Starting with the first line of the listing, quote each line exactly until and including the one with "last_system = 24", leaving pictures out.

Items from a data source
BEGIN

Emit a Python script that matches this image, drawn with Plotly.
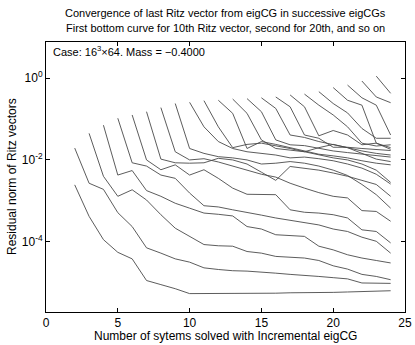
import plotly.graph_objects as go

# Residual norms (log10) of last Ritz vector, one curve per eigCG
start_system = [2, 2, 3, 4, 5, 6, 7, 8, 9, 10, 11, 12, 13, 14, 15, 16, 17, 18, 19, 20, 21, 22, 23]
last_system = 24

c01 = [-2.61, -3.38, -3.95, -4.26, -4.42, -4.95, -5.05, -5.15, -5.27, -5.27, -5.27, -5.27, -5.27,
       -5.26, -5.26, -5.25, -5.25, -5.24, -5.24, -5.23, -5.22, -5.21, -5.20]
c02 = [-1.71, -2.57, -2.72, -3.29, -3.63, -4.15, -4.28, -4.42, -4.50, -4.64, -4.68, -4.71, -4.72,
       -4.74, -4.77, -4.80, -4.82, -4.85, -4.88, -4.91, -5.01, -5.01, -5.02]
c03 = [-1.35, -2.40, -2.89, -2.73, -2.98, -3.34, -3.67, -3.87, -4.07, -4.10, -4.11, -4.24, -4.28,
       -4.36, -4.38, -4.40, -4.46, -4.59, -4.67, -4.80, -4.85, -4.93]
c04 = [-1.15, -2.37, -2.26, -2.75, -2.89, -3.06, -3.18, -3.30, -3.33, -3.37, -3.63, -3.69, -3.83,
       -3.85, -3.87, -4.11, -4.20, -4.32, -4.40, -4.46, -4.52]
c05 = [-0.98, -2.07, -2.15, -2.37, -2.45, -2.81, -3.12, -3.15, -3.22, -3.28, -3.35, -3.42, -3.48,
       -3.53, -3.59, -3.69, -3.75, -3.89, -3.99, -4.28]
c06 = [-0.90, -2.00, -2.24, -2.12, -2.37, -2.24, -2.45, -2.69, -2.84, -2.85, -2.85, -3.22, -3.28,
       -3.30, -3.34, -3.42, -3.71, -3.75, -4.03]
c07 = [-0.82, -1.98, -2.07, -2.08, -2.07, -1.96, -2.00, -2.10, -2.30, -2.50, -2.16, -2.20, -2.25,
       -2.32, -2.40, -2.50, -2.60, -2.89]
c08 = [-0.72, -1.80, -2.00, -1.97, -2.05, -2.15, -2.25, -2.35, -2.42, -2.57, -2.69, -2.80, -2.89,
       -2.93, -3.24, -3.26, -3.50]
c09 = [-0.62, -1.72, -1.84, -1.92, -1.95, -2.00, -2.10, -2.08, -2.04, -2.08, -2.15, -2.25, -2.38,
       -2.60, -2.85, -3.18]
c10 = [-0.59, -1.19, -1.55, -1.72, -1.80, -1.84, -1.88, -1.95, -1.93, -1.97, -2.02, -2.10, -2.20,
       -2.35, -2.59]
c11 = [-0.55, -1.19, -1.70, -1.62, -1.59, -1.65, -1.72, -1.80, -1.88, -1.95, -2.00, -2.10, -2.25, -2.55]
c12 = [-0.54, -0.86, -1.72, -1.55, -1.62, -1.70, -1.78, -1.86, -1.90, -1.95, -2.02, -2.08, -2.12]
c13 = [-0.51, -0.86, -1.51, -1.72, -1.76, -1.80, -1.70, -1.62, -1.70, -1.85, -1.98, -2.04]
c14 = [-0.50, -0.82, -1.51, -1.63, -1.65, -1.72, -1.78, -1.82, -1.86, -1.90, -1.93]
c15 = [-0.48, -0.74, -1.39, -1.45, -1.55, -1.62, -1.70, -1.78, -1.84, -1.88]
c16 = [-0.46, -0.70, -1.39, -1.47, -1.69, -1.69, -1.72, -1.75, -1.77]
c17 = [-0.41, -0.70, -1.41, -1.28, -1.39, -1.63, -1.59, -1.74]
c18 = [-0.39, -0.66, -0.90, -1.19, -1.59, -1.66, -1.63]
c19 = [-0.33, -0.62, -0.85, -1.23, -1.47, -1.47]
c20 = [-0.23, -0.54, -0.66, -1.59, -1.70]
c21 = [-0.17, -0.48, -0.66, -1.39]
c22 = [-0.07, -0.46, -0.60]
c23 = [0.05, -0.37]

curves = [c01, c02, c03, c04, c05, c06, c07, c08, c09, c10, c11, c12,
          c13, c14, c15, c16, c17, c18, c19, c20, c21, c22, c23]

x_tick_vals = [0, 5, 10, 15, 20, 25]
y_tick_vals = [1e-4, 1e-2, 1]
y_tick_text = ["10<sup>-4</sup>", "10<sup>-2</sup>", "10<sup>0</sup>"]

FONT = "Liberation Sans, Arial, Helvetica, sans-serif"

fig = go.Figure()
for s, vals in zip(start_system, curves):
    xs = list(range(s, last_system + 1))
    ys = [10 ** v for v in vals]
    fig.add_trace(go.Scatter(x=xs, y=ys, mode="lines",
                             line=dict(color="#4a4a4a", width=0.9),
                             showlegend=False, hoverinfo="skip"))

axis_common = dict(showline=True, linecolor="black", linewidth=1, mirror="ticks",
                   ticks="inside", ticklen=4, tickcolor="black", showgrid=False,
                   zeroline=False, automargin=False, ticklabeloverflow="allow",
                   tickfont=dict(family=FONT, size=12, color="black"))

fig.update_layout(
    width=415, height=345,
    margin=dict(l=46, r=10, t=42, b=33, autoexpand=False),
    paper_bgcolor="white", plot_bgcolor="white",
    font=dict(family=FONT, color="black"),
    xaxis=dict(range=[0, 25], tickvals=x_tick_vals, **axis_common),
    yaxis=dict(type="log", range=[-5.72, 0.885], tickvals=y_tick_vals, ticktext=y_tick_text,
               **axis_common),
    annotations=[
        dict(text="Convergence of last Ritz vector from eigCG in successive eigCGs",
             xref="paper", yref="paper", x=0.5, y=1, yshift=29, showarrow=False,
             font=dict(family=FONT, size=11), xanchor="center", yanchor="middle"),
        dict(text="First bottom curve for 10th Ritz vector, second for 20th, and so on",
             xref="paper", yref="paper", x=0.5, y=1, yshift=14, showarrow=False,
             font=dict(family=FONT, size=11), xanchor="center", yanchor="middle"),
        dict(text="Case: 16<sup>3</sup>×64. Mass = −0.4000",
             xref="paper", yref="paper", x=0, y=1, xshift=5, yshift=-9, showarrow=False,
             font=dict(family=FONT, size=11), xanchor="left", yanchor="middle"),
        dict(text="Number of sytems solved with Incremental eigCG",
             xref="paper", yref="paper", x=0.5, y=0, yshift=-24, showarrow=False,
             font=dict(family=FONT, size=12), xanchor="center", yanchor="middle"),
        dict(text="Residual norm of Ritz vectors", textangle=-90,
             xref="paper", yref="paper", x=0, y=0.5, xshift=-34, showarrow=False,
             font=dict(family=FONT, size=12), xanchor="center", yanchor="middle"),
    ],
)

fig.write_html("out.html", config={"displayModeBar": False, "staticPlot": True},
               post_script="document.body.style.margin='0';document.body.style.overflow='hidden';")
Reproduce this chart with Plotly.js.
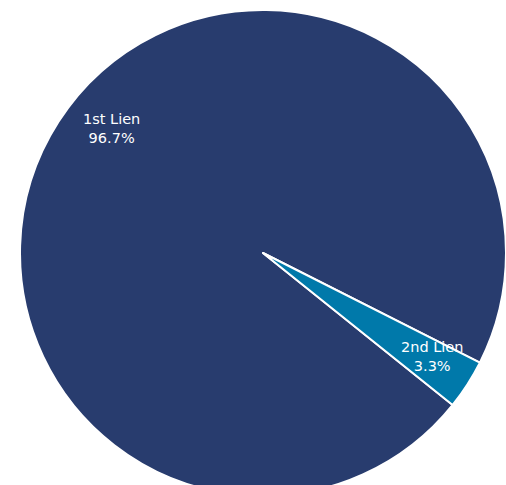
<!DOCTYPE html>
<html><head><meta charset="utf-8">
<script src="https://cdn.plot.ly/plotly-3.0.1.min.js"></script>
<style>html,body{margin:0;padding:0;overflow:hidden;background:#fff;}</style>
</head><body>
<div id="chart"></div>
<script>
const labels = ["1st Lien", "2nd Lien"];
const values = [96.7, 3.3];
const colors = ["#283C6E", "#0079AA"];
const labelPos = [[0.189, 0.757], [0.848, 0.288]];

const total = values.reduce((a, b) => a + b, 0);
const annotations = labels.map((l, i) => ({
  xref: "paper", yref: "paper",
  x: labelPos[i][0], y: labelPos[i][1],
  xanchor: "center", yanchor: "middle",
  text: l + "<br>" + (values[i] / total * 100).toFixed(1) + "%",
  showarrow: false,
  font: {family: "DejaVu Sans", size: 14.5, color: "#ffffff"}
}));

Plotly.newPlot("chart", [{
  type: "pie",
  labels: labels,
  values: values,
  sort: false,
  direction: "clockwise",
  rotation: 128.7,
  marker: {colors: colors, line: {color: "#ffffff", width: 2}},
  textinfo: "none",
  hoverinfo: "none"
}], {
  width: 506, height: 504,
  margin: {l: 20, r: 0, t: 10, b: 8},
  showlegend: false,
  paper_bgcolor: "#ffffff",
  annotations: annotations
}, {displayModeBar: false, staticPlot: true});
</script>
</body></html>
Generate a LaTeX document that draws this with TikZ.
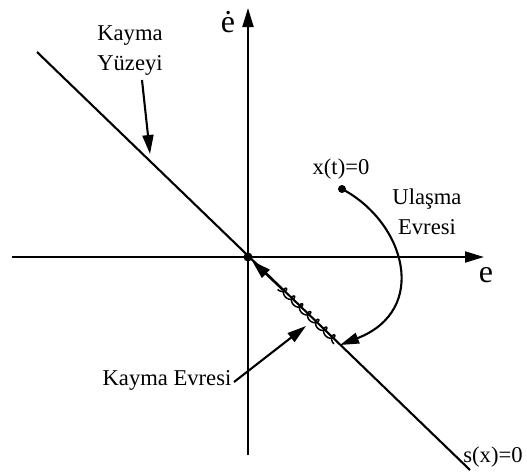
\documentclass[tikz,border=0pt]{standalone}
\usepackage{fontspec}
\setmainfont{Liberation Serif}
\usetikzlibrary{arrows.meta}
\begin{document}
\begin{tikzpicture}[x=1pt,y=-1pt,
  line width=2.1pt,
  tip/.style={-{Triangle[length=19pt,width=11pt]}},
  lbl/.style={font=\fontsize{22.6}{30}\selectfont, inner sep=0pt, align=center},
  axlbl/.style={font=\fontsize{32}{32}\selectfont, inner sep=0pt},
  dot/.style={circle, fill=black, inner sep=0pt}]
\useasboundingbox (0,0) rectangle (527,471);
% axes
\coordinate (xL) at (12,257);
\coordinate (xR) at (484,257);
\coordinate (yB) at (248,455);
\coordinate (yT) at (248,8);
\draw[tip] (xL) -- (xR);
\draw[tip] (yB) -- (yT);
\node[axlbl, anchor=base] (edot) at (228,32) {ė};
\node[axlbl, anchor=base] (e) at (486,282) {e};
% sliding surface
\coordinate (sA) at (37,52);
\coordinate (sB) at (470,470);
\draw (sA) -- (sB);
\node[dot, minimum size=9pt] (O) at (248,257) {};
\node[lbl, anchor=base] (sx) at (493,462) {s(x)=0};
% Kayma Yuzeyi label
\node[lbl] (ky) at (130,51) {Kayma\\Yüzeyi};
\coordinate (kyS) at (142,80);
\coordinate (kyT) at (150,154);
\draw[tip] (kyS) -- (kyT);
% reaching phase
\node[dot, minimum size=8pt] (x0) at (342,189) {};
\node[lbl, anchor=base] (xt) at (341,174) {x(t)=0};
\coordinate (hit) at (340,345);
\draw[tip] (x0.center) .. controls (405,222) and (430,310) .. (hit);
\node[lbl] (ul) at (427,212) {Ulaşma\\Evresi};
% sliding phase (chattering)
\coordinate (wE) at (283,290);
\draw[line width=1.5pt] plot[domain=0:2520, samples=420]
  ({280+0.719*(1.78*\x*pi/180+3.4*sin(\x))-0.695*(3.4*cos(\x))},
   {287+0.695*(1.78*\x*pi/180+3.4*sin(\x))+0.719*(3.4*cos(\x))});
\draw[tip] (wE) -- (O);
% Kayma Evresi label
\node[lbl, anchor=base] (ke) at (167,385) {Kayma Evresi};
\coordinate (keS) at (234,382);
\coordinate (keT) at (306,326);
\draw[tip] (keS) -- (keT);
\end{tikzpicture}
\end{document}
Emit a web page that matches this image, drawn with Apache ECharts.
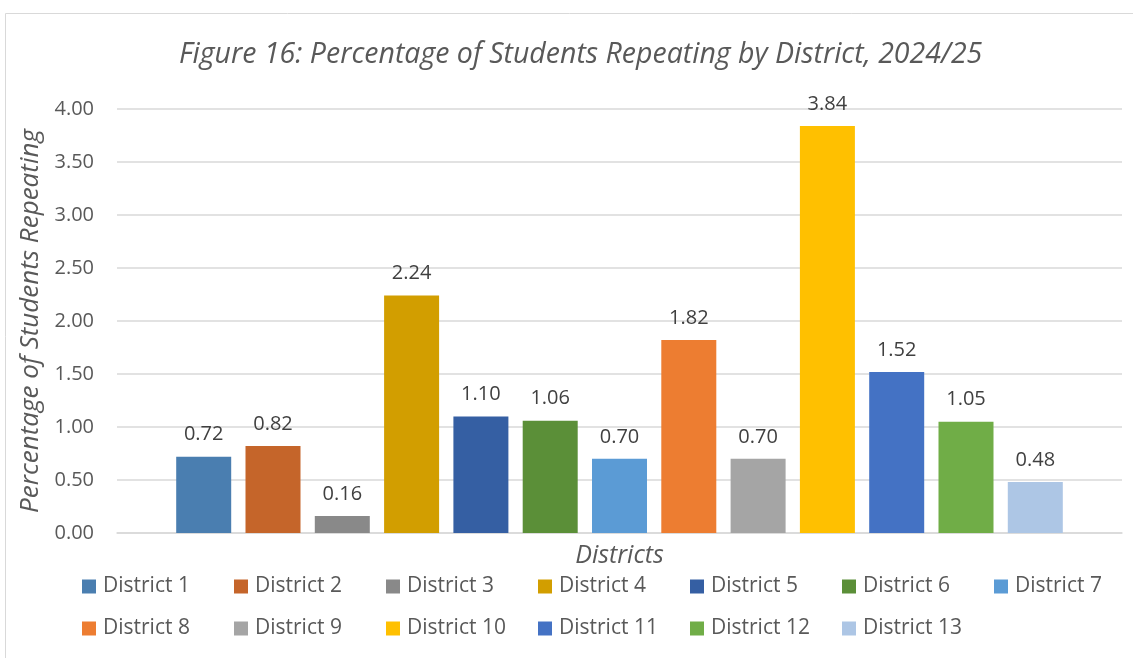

END

SOLUTION FOR THIS PROBLEM:
Emit a Python script that matches this image, drawn with Plotly.
import plotly.graph_objects as go

# Residual norms (log10) of last Ritz vector, one curve per eigCG
start_system = [2, 2, 3, 4, 5, 6, 7, 8, 9, 10, 11, 12, 13, 14, 15, 16, 17, 18, 19, 20, 21, 22, 23]
last_system = 24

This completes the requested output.